Significant energy savings: At a major food production and distribution facility in suburban Chicago, high-speed doors have reduced energy consumption by 40%. They also minimized operating time on the refrigeration system for a longer life, since it doesn’t need to work as hard to compensate for energy losses. Because high-speed doors can have an opening speed of up to 100 inches per second, air infiltration into refrigerated and frozen food processing and storage areas is kept to a minimum.

Many of today’s high-speed doors are specifically designed for cold-storage environments, composed of materials that have a high R-value. Plus, they have specially-designed seals on the sides and bottom to form an energy-efficient seal when the door is closed.

Fewer opportunities for collisions between doors and material-handling vehicles: Material-handling vehicles rarely catch up with high-speed doors. If they do collide, some models have a quick reset feature to put the door back in service quickly, eliminating or minimizing downtime.

When a slow, solid panel door is hit, it can be misaligned or, even worse, the door can be taken out of action and the doorway can be left exposed. While disabled, energy loss will be considerable. However, since a vehicle is unlikely to make contact with a rapidly-moving, high-speed door, the doorway is nearly always protected against energy loss.

Safety features: Modern high-speed doors offer multiple safety features that keep forklift operators and other personnel safe around them, including:

  • Safety devices (sensors, reversing bottom edge and breakaway functionality);
  • Signaling devices (visible lights when a door is closing or is about to close, timer/countdown, horn or audible warning); and
  • Activation devices (motion sensors, pull cords).
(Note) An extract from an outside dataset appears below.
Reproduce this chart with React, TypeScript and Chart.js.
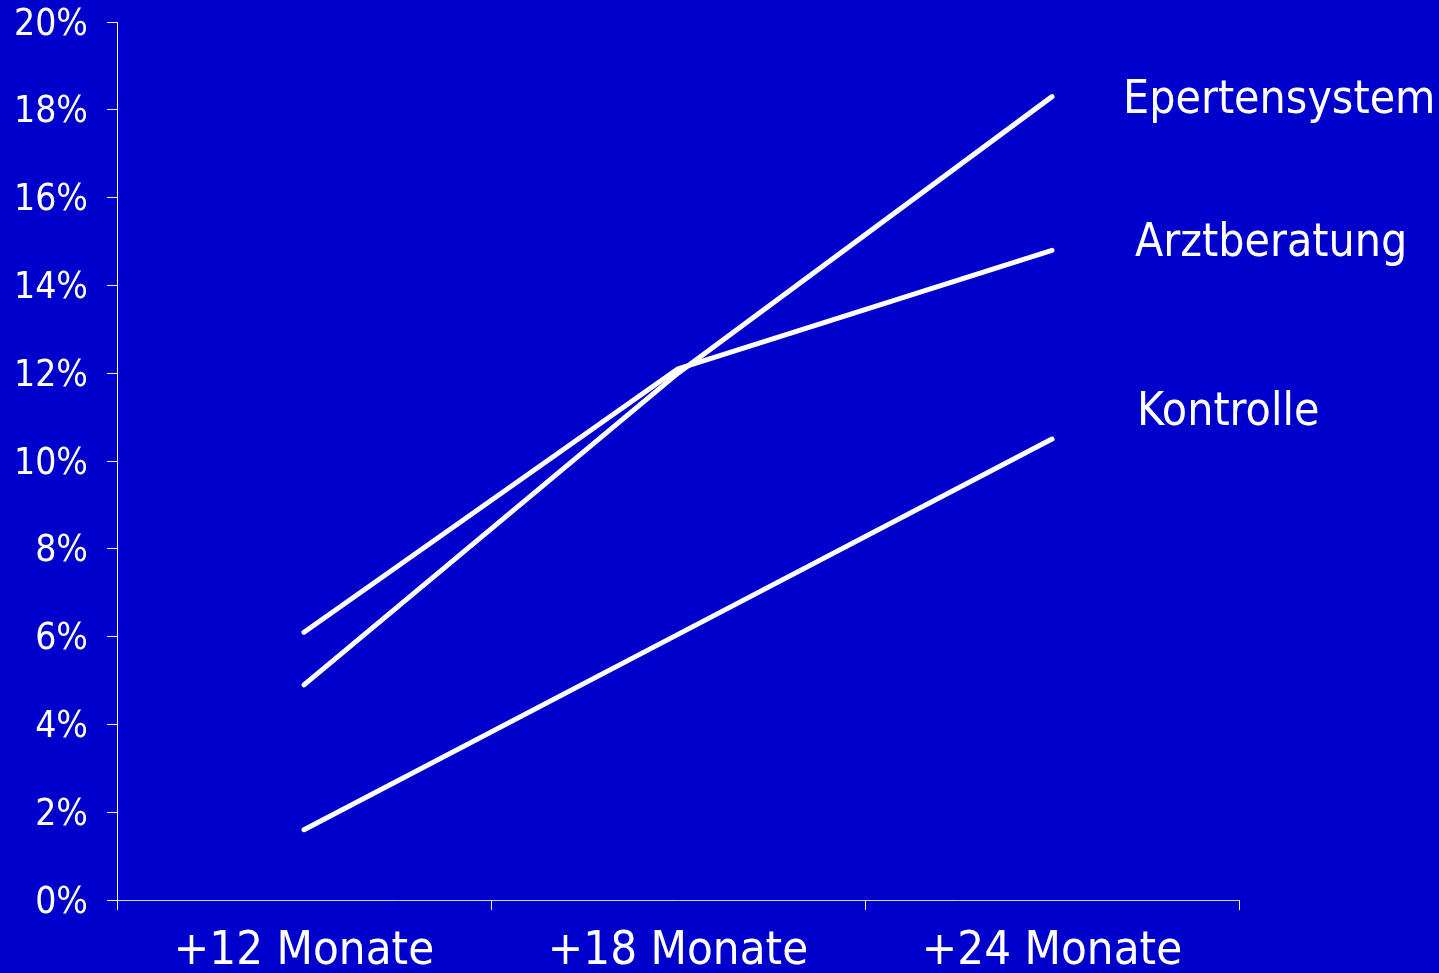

Low maintenance: Unlike heavily insulated doors, the lightweight panels and roll-up or sliding designs put less strain on operating parts and require lower horsepower drives to operate. As a result, downtime and maintenance costs on them tend to be minimal. Also, remote controls enable maintenance people to adjust door performance from floor level, eliminating the need to access the door’s drive motor and controls with an aerial lift.